For eons, this land was the bed of a shallow bay off the coast of South America. The water teemed with life: whales, dolphins, giant penguins, crocodiles, and the megalodon, a 45-foot-long whale-eating shark, which disappeared some 1.5 million years ago. As the Andes rose, they pushed the land out of the water. A million years ago it stopped raining. Now the landscape looks like Mars. Wind-formed hills of crumbling stone and dunes of fine sand enclose basins of shiny polished pebbles that appear to have been sorted by size: small ones here, larger ones over there. And the remains of all the creatures that once swam now lie buried in the stone.

The fossils, particularly those of the megalodon, make the region one of the most important paleontological areas in the world. And yet the Peruvian government offers the desert no legal protection. Most of the land is available for mining, but fossils—taken by unscrupulous scientists and local scavengers and sold to collectors and museums—have become lucrative exports.

Our guide, Roberto, sees himself as the desert’s only protector, and for the most part he’s right. Behind the wheel of Hermelinda, his trusty black-and-olive ’83 Datsun diesel pickup, he cruises the trackless desert sands like one of the lonely, indefatigable desert foxes that live there.

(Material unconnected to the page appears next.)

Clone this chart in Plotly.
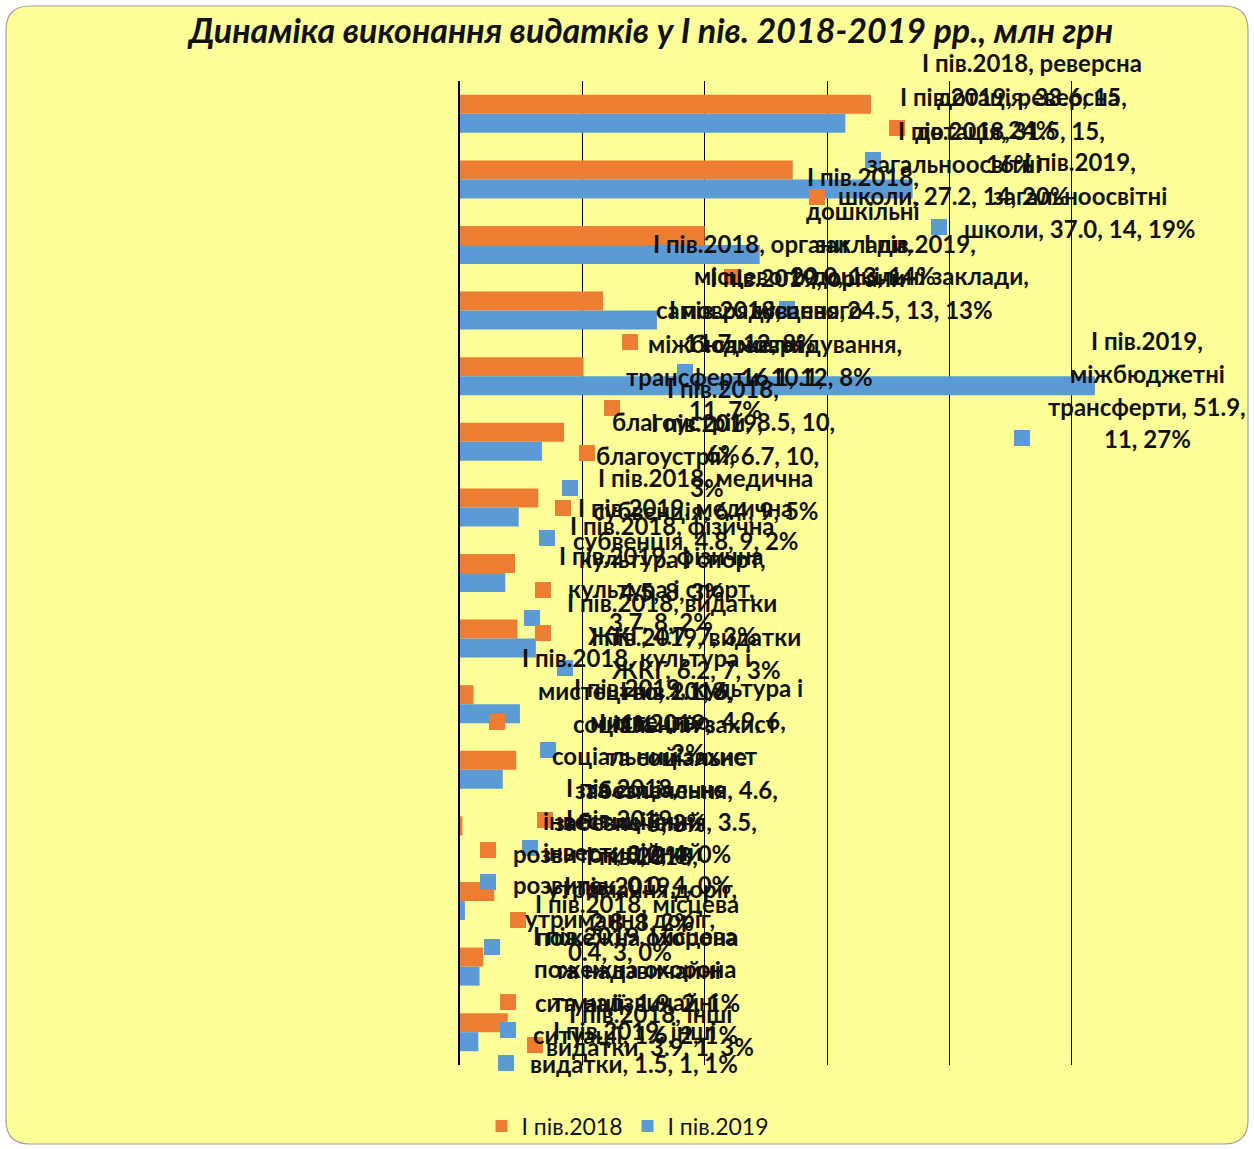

Roberto is a descendant of Capitán Doctor Jerónimo Luis de Cabrera y Toledo, a conquistador who, in 1563, founded the city of Ica on the banks of a river 160 miles south of Lima. Roberto favors desert fatigues, a khaki shirt, and tan boots. He has a thick gray moustache, and over his shirt he wears a steel-ribbed tan corset that he cinches tight each morning to keep his back straight. A broad-brimmed hat shades his blue eyes, and he is never without the knife on his wide leather belt or the cell phone strapped to his thick wrist. At 54, he maintains the natural good looks of a rakish man of action: a Burt Reynolds or a Douglas Fairbanks Jr.

We had begun our trip at Roberto’s home in Ica’s city center. He lives on the main square, in the thick-walled yellow mansion built by his grandfather a century ago. From the facade of the house, under the Cabrera coat of arms, two huge, dark doors swing into a courtyard. Inside, the bustling traffic in the plaza fades to a distant echo. In narrow, dim hallways with dark wood wainscoting, cracks in the plaster snake off into the gloom. A piano sits askew in the middle of a room, where an earthquake shoved it. In a grand dining room, a massive mahogany table is set for a feast of dust. In the rear courtyard, the entire back of the house has collapsed.

The front rooms of the mansion, facing the plaza, house the Museum of the Engraved Stones of Ica. The stones were collected by Roberto’s late uncle, Javier Cabrera Darquea. A prominent physician in the 1960s and ’70s, he spent his later years taking trips to the desert. He came back bearing rocks engraved with images of people of, as he told it, extraterrestrial origin, commingling with dinosaurs. Above Javier’s desk is a framed photo of him presenting a black, carved stone to actress Shirley MacLaine.

This is Roberto’s birthright: The Cabrera name is equal parts proud legacy and burden. The family is given to big ideas both practical (bringing irrigation to the valley; planting the first olive trees in the area) and eccentric (communing with aliens; ranting in the public square, as one of Roberto’s brothers has been known to do). For every noble event commemorated in the bright oil paintings hung above Javier Cabrera’s stones, the clan hides a darker tale. When I told our cab driver we were going to the Cabrera mansion, he looked at me over his shoulder and said, “They’re all crazy.”